By Penny Zalalas
Co-founded by Loukas Angelou and Vasso Asfi, STUDIOLAV is a growing design studio located in London and offers a range of product, retail and interior design services worldwide.
Having studied product and industrial design at Central Saint Martins College of Art and Design in London, they draw inspiration from heritage, tradition and everyday encounters.
The use of narrative is central to Loukas and Vasso’s work, which often focuses on the emotional connection between people, objects and their environment. This fresh approach goes hand in hand with their signature style of sophisticated simplicity, creating high quality and unique designs for everyday use.
Some of their most recognised projects include innovative, sleek and edgy tables, crockery, linen, kitchen stamps, tea towels and the Atlas Shopper-where they turned an iconic tin food container into a luxury tote.
We recently spoke to the talented duo from their London based studio about their successful work, which has allowed them to collaborate with clients all around the world.
Have you always had a passion for design?
Although our paths and backgrounds are different, we both share the same passion for design but also the creative scene at large.
Where did you study?
We both studied product and industrial design respectively at Central Saint Martins College of Art and Design in London. Loukas also has a background in ceramic, jewellery and glass design while Vasso in interior design. Our diverse experience informs our current work, which gives us the flexibility to work on different projects.
How did you form a creative partnership?
We were both living and working in London at the time and happened to exhibit together on a couple of occasions. Initially it was more of a social encounter, but our conversations always revolved around design. So, when an opportunity came up we decided to join forces. The outcome of this first collaboration was Line The Gap, a playful tea towel designed for Pedlars stores in Notting Hill & Selfridges.
Do you have a similar style and what role do you each play at STUDIOLAV?
Our styles and references are different but when it comes to projects we manage to find a balance between us both. We learn, we support and we compliment each other but we also disagree and ‘fight’ a lot. It’s often during these creative ‘battles’ that some of the most interesting ideas arise. We don’t necessarily have established roles; we delegate our work more organically, depending on the nature of the project.
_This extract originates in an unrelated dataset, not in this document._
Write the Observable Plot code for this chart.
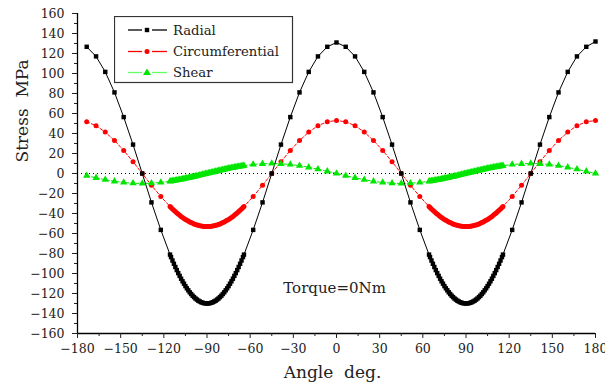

Where do you draw inspiration from?
Design is an everyday encounter, not always visible but always present. With that in mind we draw inspiration from something very basic; a movement, a texture, a ritual. Sometimes we use design to provide solutions and others to comment on ideas, behaviours and current social affairs.
What services do you provide to your clients?
STUDIOLAV is a multidisciplinary design studio and our services range from product design to retail and spatial design.
How would you describe STUDIOLAV’S creations?
Through our work we try to achieve a balance between emotion and functionality. Our approach is detail and material focused and the final product is simple but rich in context. Humour, irony and semiotics are some of the tools we often use in our design process.
Where are most of your major clients based?
Our clients come from different countries. At the moment we are collaborating with a new company based in Amsterdam. Also we are working with a furniture manufacturer from Croatia and the cultural institution in Greece.
STUDIOLAV’s biggest project(s) to date?
Each of our projects is special for a different reason. Definitely the ones that are standing out so far are our ‘Designer Baking Stamps’, that have been presented in a number of international exhibitions as well as food and design publications, ‘Atlas Shopper’ tin and leather tote bag, that was really well received for its nostalgic and humorous qualities and ‘Design is Dead’ pencils, which has been used as an object for academic discussion.
What are some of your favourite colours & concepts for 2016?
We love black + white and the grey palette in between, an element that is also very prominent in our work. For a couple of our latest projects we experimented a lot with bold monochrome graphics that at the moment seems to be one of the leading trends. On the other hand, we are always interested in patterns and different ways of applying it either in three-dimensional objects or in more graphic interpretations. Graphitecture, an enamelware breakfast set we designed for Metalac is based on those principles.
How did the Atlas Shopper come about?
‘Atlas Shopper’ is the result of the collaboration with Ding design shop in Athens for which over 15 designers have been invited to design objects using the tin food container. The blue and white tin food container (tenekes) is an iconic everyday object- used to store and transport olive oil and feta cheese, two of the most popular culinary goods of the country and its presence still adorns and services the Greek household. With ‘Atlas Shopper’, a tin and leather tote bag, we tried to re-introduce this cult object into a witty fashion accessory with obvious semiological references to luxury leather design products.
What do you enjoy most about working together?
Working in collaboration has its challenges but also some great advantages. Our creative roles are complementary and it is always a great pleasure to bounce ideas off each other. Many times our different approaches and thinking about a brief ends up leading to unexpected results, which would have not been possible to reach otherwise. Also its always much more fun to share the good and difficult moments with someone.
What projects are you currently working on?
We just completed a project with Technopolis in Athens that will launch soon and as mentioned above we are working with two very exciting furniture concepts with a Croatian brand and a start-up based in the Netherlands.
Does your Greek background influence your designs?
Although the Greek element is not always prominent in our work, we definitely carry many memories and experiences that somehow affect and inform our design process.